Copy out the listing that follows, exactly, without its pictures.

□ □ □ □ □

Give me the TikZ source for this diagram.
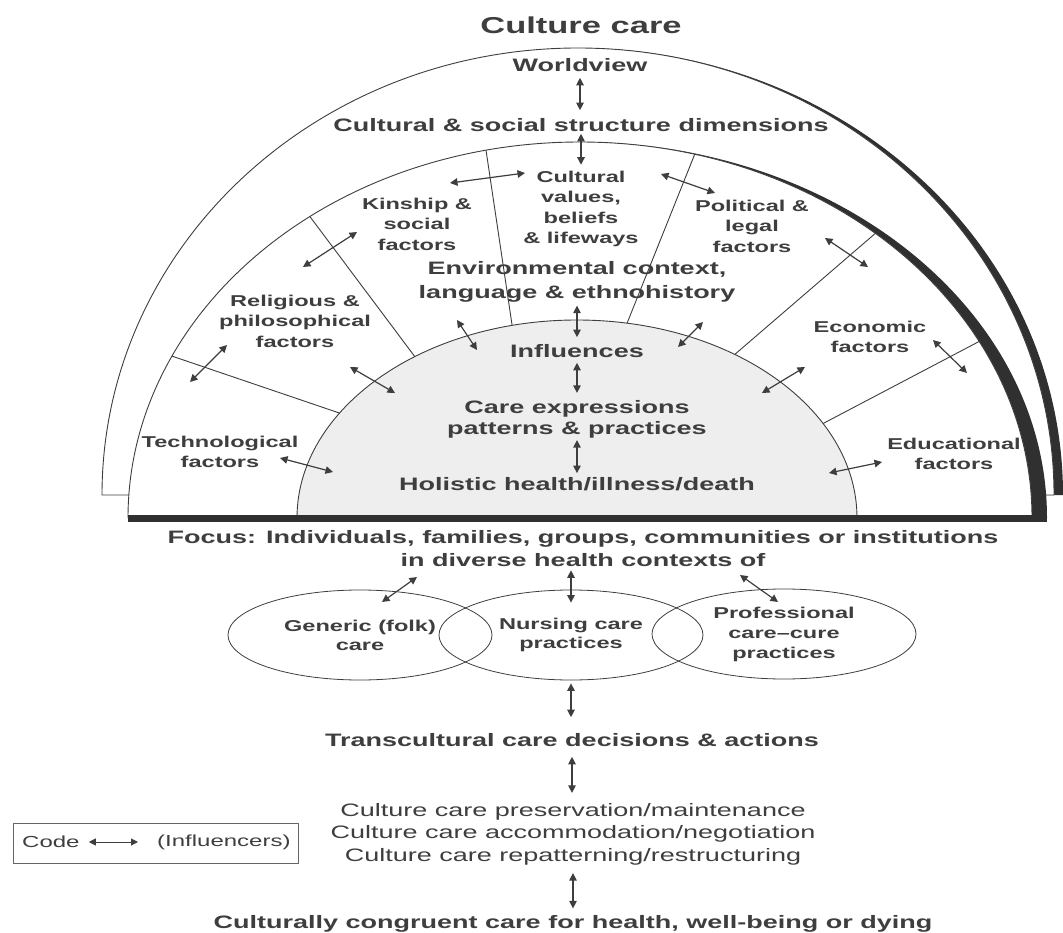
\documentclass[tikz,border=0pt]{standalone}
\usepackage{fontspec}
\setmainfont{Liberation Sans}[FakeStretch=1.5]
\usetikzlibrary{arrows.meta, shapes.geometric}
\definecolor{ink}{RGB}{62,62,62}
\definecolor{shadowgray}{RGB}{48,48,48}
\definecolor{corefill}{RGB}{238,238,238}

\begin{document}
\begin{tikzpicture}[x=1pt, y=-1pt,
    rim/.style={draw=ink, line width=0.9pt},
    heading/.style={font=\bfseries\fontsize{23}{27}\selectfont, text=ink, inner sep=0pt},
    main/.style={font=\bfseries\fontsize{18}{24}\selectfont, text=ink, align=center, inner sep=0pt},
    factor/.style={font=\bfseries\fontsize{15.7}{20.5}\selectfont, text=ink, align=center, inner sep=0pt},
    light/.style={font=\fontsize{18}{22.5}\selectfont, text=ink, align=center, inner sep=0pt},
    practice/.style={ellipse, draw=ink, line width=0.8pt, minimum width=264pt, minimum height=90pt, inner sep=0pt,
        font=\bfseries\fontsize{15.7}{19}\selectfont, text=ink, align=center},
    infl/.style={{Triangle[length=7.5pt,width=7.5pt]}-{Triangle[length=7.5pt,width=7.5pt]}, line width=1.2pt, draw=ink},
    codearrow/.style={{Triangle[length=7pt,width=7pt]}-{Triangle[length=7pt,width=7pt]}, line width=1pt, draw=ink}]

    \useasboundingbox (0,0) rectangle (1063,933);

    % Outer band (worldview)
    \fill[shadowgray] (578,495) -- (1063,495) arc[start angle=0, end angle=90, x radius=485pt, y radius=447pt] -- cycle;
    \filldraw[fill=white, rim] (102,495) arc[start angle=180, end angle=0, x radius=476pt, y radius=447pt] -- cycle;

    % Factor band
    \fill[shadowgray] (580,518) -- (1047,518) arc[start angle=0, end angle=90, x radius=467pt, y radius=376pt] -- cycle;
    \fill[white] (128,518) arc[start angle=180, end angle=0, x radius=452pt, y radius=376pt] -- cycle;
    \draw[rim] (128,518) arc[start angle=180, end angle=0, x radius=452pt, y radius=376pt];

    % Core (care expressions)
    \filldraw[fill=corefill, rim] (297,518) arc[start angle=180, end angle=0, x radius=280pt, y radius=198pt];

    % Sector lines
    \foreach \ta/\tb in {148/154.5, 125.4/126.7, 103.4/102, 79.7/75.3, 55.7/49.2, 28.5/28}
        \draw[rim] ({577+280*cos(\ta)},{518-198*sin(\ta)}) -- ({580+452*cos(\tb)},{518-376*sin(\tb)});

    % Base line
    \draw[shadowgray, line width=7pt] (128,518.5) -- (1047,518.5);

    % Title and upper dimensions
    \node[heading] (title) at (581,25) {Culture care};
    \node[main] (worldview) at (580,65) {Worldview};
    \node[main] (social) at (581,125) {Cultural \& social structure dimensions};

    % Factors
    \node[factor] (values) at (581,209) {Cultural\\values,\\beliefs\\\& lifeways};
    \node[factor] (kinship) at (417,224) {Kinship \&\\social\\factors};
    \node[factor] (political) at (752,226) {Political \&\\legal\\factors};
    \node[factor] (religious) at (295,321) {Religious \&\\philosophical\\factors};
    \node[factor] (economic) at (870,337) {Economic\\factors};
    \node[factor] (techno) at (220,452) {Technological\\factors};
    \node[factor] (educ) at (954,454) {Educational\\factors};

    % Core texts
    \node[main] (environ) at (577,282) {Environmental context,\\language \& ethnohistory};
    \node[main] (influences) at (577,351) {Influences};
    \node[main, font=\bfseries\fontsize{18}{21}\selectfont] (careexp) at (577,419) {Care expressions\\patterns \& practices};
    \node[main] (holistic) at (577,484) {Holistic health/illness/death};

    % Lower part
    \node[main, font=\bfseries\fontsize{18}{23}\selectfont] (focus) at (583,549) {Focus: Individuals, families, groups, communities or institutions\\in diverse health contexts of};
    \node[practice] (generic) at (360,635) {Generic (folk)\\care};
    \node[practice] (nursing) at (571,635) {Nursing care\\practices};
    \node[practice, font=\bfseries\fontsize{15.7}{20}\selectfont] (prof) at (784,634) {Professional\\care--cure\\practices};
    \node[main] (transc) at (572,740) {Transcultural care decisions \& actions};
    \node[light] (actions) at (573,834) {Culture care preservation/maintenance\\Culture care accommodation/negotiation\\Culture care repatterning/restructuring};
    \node[main] (congruent) at (573,924) {Culturally congruent care for health, well-being or dying};

    % Code box
    \node[draw=ink!80, line width=0.9pt, minimum width=285pt, minimum height=40pt, inner sep=0pt] (codebox) at (155.5,843) {};
    \node[light, font=\fontsize{16}{19}\selectfont, anchor=west] (codelbl) at (22,842) {Code};
    \node[light, font=\fontsize{16}{19}\selectfont, anchor=west] (codeinf) at (157,842) {(Influencers)};
    \draw[codearrow, shorten <=9pt, shorten >=19pt] (codelbl.east) -- (codeinf.west);

    % Vertical influence arrows
    \draw[infl] ([yshift=-6pt]worldview.south) -- ([yshift=8pt]worldview.south |- social.north);
    \draw[infl] ([yshift=-2pt]social.south) -- ([yshift=6pt]social.south |- values.north);
    \draw[infl] ([yshift=-3pt]environ.south) -- ([yshift=7pt]environ.south |- influences.north);
    \draw[infl] ([yshift=-5pt]influences.south) -- ([yshift=7pt]influences.south |- careexp.north);
    \draw[infl] ([yshift=-2pt]careexp.south) -- ([yshift=4pt]careexp.south |- holistic.north);
    \draw[infl] ([yshift=-3pt]nursing.north |- focus.south) -- ([yshift=-13pt]nursing.north);
    \draw[infl] ([yshift=-3pt]nursing.south) -- ([yshift=16pt]nursing.south |- transc.north);
    \draw[infl] ([yshift=-10pt]transc.south) -- ([yshift=10pt]transc.south |- actions.north);
    \draw[infl] ([yshift=-8pt]actions.south) -- ([yshift=7pt]actions.south |- congruent.north);

    % Influence arrows between factors
    \coordinate (kv1) at (450,183); \coordinate (kv2) at (525,173);
    \coordinate (rk1) at (303,267); \coordinate (rk2) at (357,232);
    \coordinate (tr1) at (190,382); \coordinate (tr2) at (227,345);
    \coordinate (rc1) at (350,367); \coordinate (rc2) at (395,393);
    \coordinate (ei1) at (457,320); \coordinate (ei2) at (477,350);
    \coordinate (vp1) at (661,174); \coordinate (vp2) at (715,193);
    \coordinate (pe1) at (825,238); \coordinate (pe2) at (868,267);
    \coordinate (ej1) at (703,322); \coordinate (ej2) at (678,347);
    \coordinate (ce1) at (805,367); \coordinate (ce2) at (762,393);
    \coordinate (ed1) at (933,340); \coordinate (ed2) at (967,373);
    \coordinate (tc1) at (280,458); \coordinate (tc2) at (333,472);
    \coordinate (dc1) at (829,473); \coordinate (dc2) at (882,462);
    \coordinate (gf1) at (382,602); \coordinate (gf2) at (417,577);
    \coordinate (pf1) at (740,575); \coordinate (pf2) at (778,602);
    \foreach \a in {kv,rk,tr,rc,ei,vp,pe,ej,ce,ed,tc,dc,gf,pf}
        \draw[infl] (\a1) -- (\a2);
\end{tikzpicture}
\end{document}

□ □ □ □ □

* _Finished answer_
Give me the TikZ source for this diagram.
\documentclass[tikz,border=0pt]{standalone}
\usepackage{fontspec}
\setmainfont{Liberation Sans}[FakeStretch=1.5]
\usetikzlibrary{arrows.meta, shapes.geometric}
\definecolor{ink}{RGB}{62,62,62}
\definecolor{shadowgray}{RGB}{48,48,48}
\definecolor{corefill}{RGB}{238,238,238}

\begin{document}
\begin{tikzpicture}[x=1pt, y=-1pt,
    rim/.style={draw=ink, line width=0.9pt},
    heading/.style={font=\bfseries\fontsize{23}{27}\selectfont, text=ink, inner sep=0pt},
    main/.style={font=\bfseries\fontsize{18}{24}\selectfont, text=ink, align=center, inner sep=0pt},
    factor/.style={font=\bfseries\fontsize{15.7}{20.5}\selectfont, text=ink, align=center, inner sep=0pt},
    light/.style={font=\fontsize{18}{22.5}\selectfont, text=ink, align=center, inner sep=0pt},
    practice/.style={ellipse, draw=ink, line width=0.8pt, minimum width=264pt, minimum height=90pt, inner sep=0pt,
        font=\bfseries\fontsize{15.7}{19}\selectfont, text=ink, align=center},
    infl/.style={{Triangle[length=7.5pt,width=7.5pt]}-{Triangle[length=7.5pt,width=7.5pt]}, line width=1.2pt, draw=ink},
    codearrow/.style={{Triangle[length=7pt,width=7pt]}-{Triangle[length=7pt,width=7pt]}, line width=1pt, draw=ink}]

    \useasboundingbox (0,0) rectangle (1063,933);

    % Outer band (worldview)
    \fill[shadowgray] (578,495) -- (1063,495) arc[start angle=0, end angle=90, x radius=485pt, y radius=447pt] -- cycle;
    \filldraw[fill=white, rim] (102,495) arc[start angle=180, end angle=0, x radius=476pt, y radius=447pt] -- cycle;

    % Factor band
    \fill[shadowgray] (580,518) -- (1047,518) arc[start angle=0, end angle=90, x radius=467pt, y radius=376pt] -- cycle;
    \fill[white] (128,518) arc[start angle=180, end angle=0, x radius=452pt, y radius=376pt] -- cycle;
    \draw[rim] (128,518) arc[start angle=180, end angle=0, x radius=452pt, y radius=376pt];

    % Core (care expressions)
    \filldraw[fill=corefill, rim] (297,518) arc[start angle=180, end angle=0, x radius=280pt, y radius=198pt];

    % Sector lines
    \foreach \ta/\tb in {148/154.5, 125.4/126.7, 103.4/102, 79.7/75.3, 55.7/49.2, 28.5/28}
        \draw[rim] ({577+280*cos(\ta)},{518-198*sin(\ta)}) -- ({580+452*cos(\tb)},{518-376*sin(\tb)});

    % Base line
    \draw[shadowgray, line width=7pt] (128,518.5) -- (1047,518.5);

    % Title and upper dimensions
    \node[heading] (title) at (581,25) {Culture care};
    \node[main] (worldview) at (580,65) {Worldview};
    \node[main] (social) at (581,125) {Cultural \& social structure dimensions};

    % Factors
    \node[factor] (values) at (581,209) {Cultural\\values,\\beliefs\\\& lifeways};
    \node[factor] (kinship) at (417,224) {Kinship \&\\social\\factors};
    \node[factor] (political) at (752,226) {Political \&\\legal\\factors};
    \node[factor] (religious) at (295,321) {Religious \&\\philosophical\\factors};
    \node[factor] (economic) at (870,337) {Economic\\factors};
    \node[factor] (techno) at (220,452) {Technological\\factors};
    \node[factor] (educ) at (954,454) {Educational\\factors};

    % Core texts
    \node[main] (environ) at (577,282) {Environmental context,\\language \& ethnohistory};
    \node[main] (influences) at (577,351) {Influences};
    \node[main, font=\bfseries\fontsize{18}{21}\selectfont] (careexp) at (577,419) {Care expressions\\patterns \& practices};
    \node[main] (holistic) at (577,484) {Holistic health/illness/death};

    % Lower part
    \node[main, font=\bfseries\fontsize{18}{23}\selectfont] (focus) at (583,549) {Focus: Individuals, families, groups, communities or institutions\\in diverse health contexts of};
    \node[practice] (generic) at (360,635) {Generic (folk)\\care};
    \node[practice] (nursing) at (571,635) {Nursing care\\practices};
    \node[practice, font=\bfseries\fontsize{15.7}{20}\selectfont] (prof) at (784,634) {Professional\\care--cure\\practices};
    \node[main] (transc) at (572,740) {Transcultural care decisions \& actions};
    \node[light] (actions) at (573,834) {Culture care preservation/maintenance\\Culture care accommodation/negotiation\\Culture care repatterning/restructuring};
    \node[main] (congruent) at (573,924) {Culturally congruent care for health, well-being or dying};

    % Code box
    \node[draw=ink!80, line width=0.9pt, minimum width=285pt, minimum height=40pt, inner sep=0pt] (codebox) at (155.5,843) {};
    \node[light, font=\fontsize{16}{19}\selectfont, anchor=west] (codelbl) at (22,842) {Code};
    \node[light, font=\fontsize{16}{19}\selectfont, anchor=west] (codeinf) at (157,842) {(Influencers)};
    \draw[codearrow, shorten <=9pt, shorten >=19pt] (codelbl.east) -- (codeinf.west);

    % Vertical influence arrows
    \draw[infl] ([yshift=-6pt]worldview.south) -- ([yshift=8pt]worldview.south |- social.north);
    \draw[infl] ([yshift=-2pt]social.south) -- ([yshift=6pt]social.south |- values.north);
    \draw[infl] ([yshift=-3pt]environ.south) -- ([yshift=7pt]environ.south |- influences.north);
    \draw[infl] ([yshift=-5pt]influences.south) -- ([yshift=7pt]influences.south |- careexp.north);
    \draw[infl] ([yshift=-2pt]careexp.south) -- ([yshift=4pt]careexp.south |- holistic.north);
    \draw[infl] ([yshift=-3pt]nursing.north |- focus.south) -- ([yshift=-13pt]nursing.north);
    \draw[infl] ([yshift=-3pt]nursing.south) -- ([yshift=16pt]nursing.south |- transc.north);
    \draw[infl] ([yshift=-10pt]transc.south) -- ([yshift=10pt]transc.south |- actions.north);
    \draw[infl] ([yshift=-8pt]actions.south) -- ([yshift=7pt]actions.south |- congruent.north);

    % Influence arrows between factors
    \coordinate (kv1) at (450,183); \coordinate (kv2) at (525,173);
    \coordinate (rk1) at (303,267); \coordinate (rk2) at (357,232);
    \coordinate (tr1) at (190,382); \coordinate (tr2) at (227,345);
    \coordinate (rc1) at (350,367); \coordinate (rc2) at (395,393);
    \coordinate (ei1) at (457,320); \coordinate (ei2) at (477,350);
    \coordinate (vp1) at (661,174); \coordinate (vp2) at (715,193);
    \coordinate (pe1) at (825,238); \coordinate (pe2) at (868,267);
    \coordinate (ej1) at (703,322); \coordinate (ej2) at (678,347);
    \coordinate (ce1) at (805,367); \coordinate (ce2) at (762,393);
    \coordinate (ed1) at (933,340); \coordinate (ed2) at (967,373);
    \coordinate (tc1) at (280,458); \coordinate (tc2) at (333,472);
    \coordinate (dc1) at (829,473); \coordinate (dc2) at (882,462);
    \coordinate (gf1) at (382,602); \coordinate (gf2) at (417,577);
    \coordinate (pf1) at (740,575); \coordinate (pf2) at (778,602);
    \foreach \a in {kv,rk,tr,rc,ei,vp,pe,ej,ce,ed,tc,dc,gf,pf}
        \draw[infl] (\a1) -- (\a2);
\end{tikzpicture}
\end{document}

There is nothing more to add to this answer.